-- Exercise --
Please transcribe the listing below in full and word for word, without its pictures.
— start of Provided data —
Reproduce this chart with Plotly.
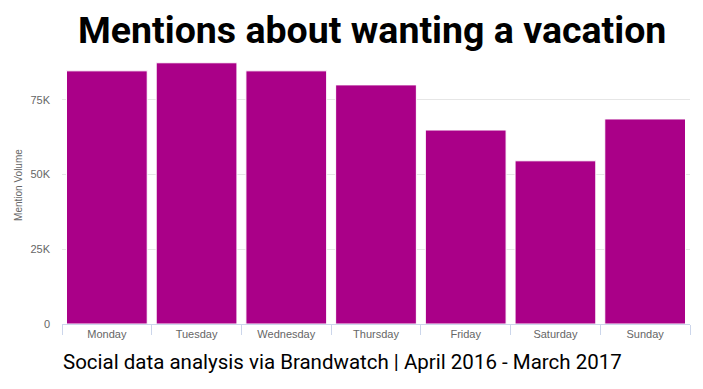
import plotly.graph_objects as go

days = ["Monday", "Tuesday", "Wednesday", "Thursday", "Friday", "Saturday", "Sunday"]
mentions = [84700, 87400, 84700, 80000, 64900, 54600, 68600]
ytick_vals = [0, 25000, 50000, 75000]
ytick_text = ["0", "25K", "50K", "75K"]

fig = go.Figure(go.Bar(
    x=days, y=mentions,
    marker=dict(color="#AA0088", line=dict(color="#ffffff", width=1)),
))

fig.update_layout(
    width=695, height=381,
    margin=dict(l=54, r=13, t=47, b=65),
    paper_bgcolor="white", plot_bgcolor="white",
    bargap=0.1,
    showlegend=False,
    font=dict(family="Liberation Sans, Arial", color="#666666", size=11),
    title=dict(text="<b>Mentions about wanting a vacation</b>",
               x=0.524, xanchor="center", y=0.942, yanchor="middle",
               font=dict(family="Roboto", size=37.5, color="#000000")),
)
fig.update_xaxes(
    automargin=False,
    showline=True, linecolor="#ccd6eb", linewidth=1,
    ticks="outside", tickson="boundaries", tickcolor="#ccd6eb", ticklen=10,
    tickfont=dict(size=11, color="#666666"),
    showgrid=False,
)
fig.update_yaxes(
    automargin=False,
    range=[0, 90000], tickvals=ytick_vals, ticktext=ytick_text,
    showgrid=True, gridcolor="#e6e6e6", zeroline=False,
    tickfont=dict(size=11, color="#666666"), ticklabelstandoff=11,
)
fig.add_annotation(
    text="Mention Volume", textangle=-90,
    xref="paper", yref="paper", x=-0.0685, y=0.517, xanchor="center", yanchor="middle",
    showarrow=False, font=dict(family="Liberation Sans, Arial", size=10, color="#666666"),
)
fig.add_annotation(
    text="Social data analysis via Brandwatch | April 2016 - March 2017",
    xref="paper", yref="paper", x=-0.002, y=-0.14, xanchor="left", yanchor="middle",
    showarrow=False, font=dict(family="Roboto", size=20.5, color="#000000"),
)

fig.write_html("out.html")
— end of Provided data —
-- Result --
Reproduce this chart with Plotly.
import plotly.graph_objects as go

days = ["Monday", "Tuesday", "Wednesday", "Thursday", "Friday", "Saturday", "Sunday"]
mentions = [84700, 87400, 84700, 80000, 64900, 54600, 68600]
ytick_vals = [0, 25000, 50000, 75000]
ytick_text = ["0", "25K", "50K", "75K"]

fig = go.Figure(go.Bar(
    x=days, y=mentions,
    marker=dict(color="#AA0088", line=dict(color="#ffffff", width=1)),
))

fig.update_layout(
    width=695, height=381,
    margin=dict(l=54, r=13, t=47, b=65),
    paper_bgcolor="white", plot_bgcolor="white",
    bargap=0.1,
    showlegend=False,
    font=dict(family="Liberation Sans, Arial", color="#666666", size=11),
    title=dict(text="<b>Mentions about wanting a vacation</b>",
               x=0.524, xanchor="center", y=0.942, yanchor="middle",
               font=dict(family="Roboto", size=37.5, color="#000000")),
)
fig.update_xaxes(
    automargin=False,
    showline=True, linecolor="#ccd6eb", linewidth=1,
    ticks="outside", tickson="boundaries", tickcolor="#ccd6eb", ticklen=10,
    tickfont=dict(size=11, color="#666666"),
    showgrid=False,
)
fig.update_yaxes(
    automargin=False,
    range=[0, 90000], tickvals=ytick_vals, ticktext=ytick_text,
    showgrid=True, gridcolor="#e6e6e6", zeroline=False,
    tickfont=dict(size=11, color="#666666"), ticklabelstandoff=11,
)
fig.add_annotation(
    text="Mention Volume", textangle=-90,
    xref="paper", yref="paper", x=-0.0685, y=0.517, xanchor="center", yanchor="middle",
    showarrow=False, font=dict(family="Liberation Sans, Arial", size=10, color="#666666"),
)
fig.add_annotation(
    text="Social data analysis via Brandwatch | April 2016 - March 2017",
    xref="paper", yref="paper", x=-0.002, y=-0.14, xanchor="left", yanchor="middle",
    showarrow=False, font=dict(family="Roboto", size=20.5, color="#000000"),
)

fig.write_html("out.html")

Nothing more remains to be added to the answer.